§ **Problem description**: Only the lines from the start of the data below through the line that contains "from matplotlib.ticker import" are to be copied, exactly and without pictures.
════════════════
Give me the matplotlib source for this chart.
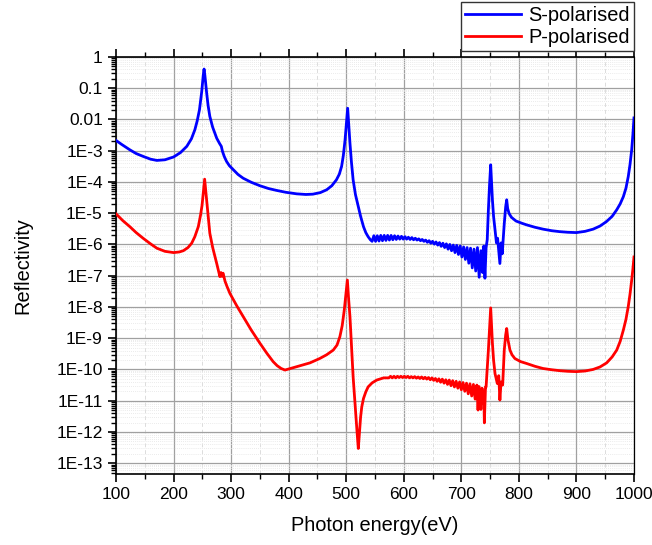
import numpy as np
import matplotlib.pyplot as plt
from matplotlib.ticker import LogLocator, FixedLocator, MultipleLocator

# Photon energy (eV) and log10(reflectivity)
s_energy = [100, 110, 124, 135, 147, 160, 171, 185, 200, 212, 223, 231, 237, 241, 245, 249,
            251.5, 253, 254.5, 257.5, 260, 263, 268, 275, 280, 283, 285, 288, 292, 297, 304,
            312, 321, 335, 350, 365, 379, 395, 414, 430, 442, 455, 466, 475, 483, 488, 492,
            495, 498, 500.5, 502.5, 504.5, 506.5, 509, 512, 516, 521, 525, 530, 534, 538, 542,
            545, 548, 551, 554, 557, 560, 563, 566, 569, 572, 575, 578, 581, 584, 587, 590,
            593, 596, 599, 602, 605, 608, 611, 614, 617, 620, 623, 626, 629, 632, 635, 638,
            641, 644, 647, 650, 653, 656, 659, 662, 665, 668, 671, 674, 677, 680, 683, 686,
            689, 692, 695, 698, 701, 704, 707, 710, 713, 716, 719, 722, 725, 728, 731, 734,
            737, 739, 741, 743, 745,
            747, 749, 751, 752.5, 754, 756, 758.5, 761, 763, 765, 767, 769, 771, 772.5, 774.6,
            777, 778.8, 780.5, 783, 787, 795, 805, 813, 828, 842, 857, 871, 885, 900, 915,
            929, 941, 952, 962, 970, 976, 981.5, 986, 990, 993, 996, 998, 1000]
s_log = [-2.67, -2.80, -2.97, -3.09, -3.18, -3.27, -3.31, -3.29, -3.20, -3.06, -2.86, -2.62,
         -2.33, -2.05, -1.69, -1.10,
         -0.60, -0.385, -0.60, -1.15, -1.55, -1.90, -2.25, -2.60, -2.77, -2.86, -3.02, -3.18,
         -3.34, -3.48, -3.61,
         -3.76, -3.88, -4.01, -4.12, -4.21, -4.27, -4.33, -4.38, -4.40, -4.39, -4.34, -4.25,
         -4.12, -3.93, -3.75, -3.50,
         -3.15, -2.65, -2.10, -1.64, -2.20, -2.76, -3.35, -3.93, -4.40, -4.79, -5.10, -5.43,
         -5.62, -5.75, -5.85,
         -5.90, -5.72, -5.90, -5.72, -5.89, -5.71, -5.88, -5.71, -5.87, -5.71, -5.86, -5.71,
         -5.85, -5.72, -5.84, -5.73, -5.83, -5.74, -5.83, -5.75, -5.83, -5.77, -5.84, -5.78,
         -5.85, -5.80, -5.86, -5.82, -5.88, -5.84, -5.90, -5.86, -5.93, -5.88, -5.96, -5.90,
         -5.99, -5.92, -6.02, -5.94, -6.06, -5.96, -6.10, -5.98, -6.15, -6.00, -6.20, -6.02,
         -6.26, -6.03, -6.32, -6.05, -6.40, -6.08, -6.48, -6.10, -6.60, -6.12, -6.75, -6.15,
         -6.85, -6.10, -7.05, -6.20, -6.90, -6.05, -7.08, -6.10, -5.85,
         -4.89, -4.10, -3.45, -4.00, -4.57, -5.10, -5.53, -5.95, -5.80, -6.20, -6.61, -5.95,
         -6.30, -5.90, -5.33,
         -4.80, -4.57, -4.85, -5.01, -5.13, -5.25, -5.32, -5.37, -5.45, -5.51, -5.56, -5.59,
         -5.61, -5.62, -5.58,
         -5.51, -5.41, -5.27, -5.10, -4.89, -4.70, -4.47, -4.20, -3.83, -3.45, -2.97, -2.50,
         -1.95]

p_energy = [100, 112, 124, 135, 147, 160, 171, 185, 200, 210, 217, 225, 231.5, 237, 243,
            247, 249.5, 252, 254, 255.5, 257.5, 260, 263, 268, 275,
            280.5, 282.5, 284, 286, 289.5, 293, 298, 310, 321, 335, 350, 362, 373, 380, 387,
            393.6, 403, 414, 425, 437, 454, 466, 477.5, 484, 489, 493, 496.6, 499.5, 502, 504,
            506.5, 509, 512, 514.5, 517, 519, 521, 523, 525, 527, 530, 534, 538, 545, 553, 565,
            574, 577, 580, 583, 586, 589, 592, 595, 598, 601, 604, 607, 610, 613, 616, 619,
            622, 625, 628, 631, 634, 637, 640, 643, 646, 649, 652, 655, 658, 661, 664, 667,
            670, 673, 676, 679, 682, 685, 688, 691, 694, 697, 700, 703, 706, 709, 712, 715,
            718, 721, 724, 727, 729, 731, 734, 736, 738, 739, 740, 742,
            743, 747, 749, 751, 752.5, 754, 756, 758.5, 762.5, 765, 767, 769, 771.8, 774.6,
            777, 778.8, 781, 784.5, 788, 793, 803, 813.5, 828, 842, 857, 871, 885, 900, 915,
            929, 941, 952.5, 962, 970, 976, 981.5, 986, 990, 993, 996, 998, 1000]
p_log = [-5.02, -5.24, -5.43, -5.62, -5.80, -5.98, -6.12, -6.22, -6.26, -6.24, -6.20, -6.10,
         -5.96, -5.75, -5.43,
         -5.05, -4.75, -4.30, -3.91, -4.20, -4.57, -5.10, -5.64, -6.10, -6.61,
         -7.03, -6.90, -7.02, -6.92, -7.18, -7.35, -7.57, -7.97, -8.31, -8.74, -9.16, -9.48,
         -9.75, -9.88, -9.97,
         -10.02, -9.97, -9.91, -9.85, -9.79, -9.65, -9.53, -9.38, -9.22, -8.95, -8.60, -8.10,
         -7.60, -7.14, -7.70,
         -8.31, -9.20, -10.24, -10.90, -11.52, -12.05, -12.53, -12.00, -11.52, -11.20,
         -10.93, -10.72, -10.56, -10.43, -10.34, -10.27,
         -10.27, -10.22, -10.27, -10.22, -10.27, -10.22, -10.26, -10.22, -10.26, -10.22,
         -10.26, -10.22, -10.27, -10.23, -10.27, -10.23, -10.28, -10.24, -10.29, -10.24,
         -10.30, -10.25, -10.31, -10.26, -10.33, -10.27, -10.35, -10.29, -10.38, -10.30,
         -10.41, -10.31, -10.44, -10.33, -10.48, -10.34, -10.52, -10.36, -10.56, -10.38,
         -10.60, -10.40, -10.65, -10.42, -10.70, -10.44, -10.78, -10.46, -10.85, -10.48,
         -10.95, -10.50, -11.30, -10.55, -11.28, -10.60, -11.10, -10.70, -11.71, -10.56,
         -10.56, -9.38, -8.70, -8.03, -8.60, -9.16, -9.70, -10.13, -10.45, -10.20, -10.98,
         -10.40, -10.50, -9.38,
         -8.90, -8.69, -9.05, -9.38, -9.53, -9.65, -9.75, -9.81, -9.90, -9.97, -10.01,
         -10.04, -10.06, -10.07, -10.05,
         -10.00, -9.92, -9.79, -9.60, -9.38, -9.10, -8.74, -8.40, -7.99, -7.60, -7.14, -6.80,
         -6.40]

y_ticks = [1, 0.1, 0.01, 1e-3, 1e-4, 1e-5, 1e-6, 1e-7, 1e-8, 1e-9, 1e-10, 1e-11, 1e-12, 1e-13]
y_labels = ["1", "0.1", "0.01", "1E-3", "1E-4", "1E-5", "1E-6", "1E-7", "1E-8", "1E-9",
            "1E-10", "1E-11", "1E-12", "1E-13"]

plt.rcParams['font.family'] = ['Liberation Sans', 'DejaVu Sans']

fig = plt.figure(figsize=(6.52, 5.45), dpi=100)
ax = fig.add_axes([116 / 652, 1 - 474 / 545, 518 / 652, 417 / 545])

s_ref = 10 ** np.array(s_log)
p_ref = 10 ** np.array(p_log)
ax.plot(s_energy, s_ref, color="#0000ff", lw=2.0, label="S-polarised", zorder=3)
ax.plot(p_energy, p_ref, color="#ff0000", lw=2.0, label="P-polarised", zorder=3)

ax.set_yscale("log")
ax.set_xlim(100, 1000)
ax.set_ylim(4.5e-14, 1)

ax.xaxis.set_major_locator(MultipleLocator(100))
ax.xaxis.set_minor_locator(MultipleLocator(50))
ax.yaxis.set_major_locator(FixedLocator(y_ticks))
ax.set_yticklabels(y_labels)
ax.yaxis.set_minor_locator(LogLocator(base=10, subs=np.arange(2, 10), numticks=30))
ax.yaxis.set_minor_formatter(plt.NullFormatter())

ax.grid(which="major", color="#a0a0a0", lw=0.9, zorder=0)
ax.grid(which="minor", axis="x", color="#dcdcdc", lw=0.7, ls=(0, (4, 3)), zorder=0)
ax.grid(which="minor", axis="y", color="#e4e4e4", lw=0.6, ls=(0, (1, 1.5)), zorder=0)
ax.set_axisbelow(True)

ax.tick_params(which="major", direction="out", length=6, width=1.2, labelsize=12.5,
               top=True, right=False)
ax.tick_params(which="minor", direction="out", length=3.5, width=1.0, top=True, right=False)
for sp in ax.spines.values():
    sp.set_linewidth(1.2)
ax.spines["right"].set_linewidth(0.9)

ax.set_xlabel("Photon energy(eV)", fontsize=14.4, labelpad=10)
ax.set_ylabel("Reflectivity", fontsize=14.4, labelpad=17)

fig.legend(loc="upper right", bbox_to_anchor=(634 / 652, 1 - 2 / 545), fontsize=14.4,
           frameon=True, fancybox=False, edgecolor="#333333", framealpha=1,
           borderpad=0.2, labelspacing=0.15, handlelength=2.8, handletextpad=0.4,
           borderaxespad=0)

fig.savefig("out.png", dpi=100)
════════════════
§ **Full answer**:
Give me the matplotlib source for this chart.
import numpy as np
import matplotlib.pyplot as plt
from matplotlib.ticker import LogLocator, FixedLocator, MultipleLocator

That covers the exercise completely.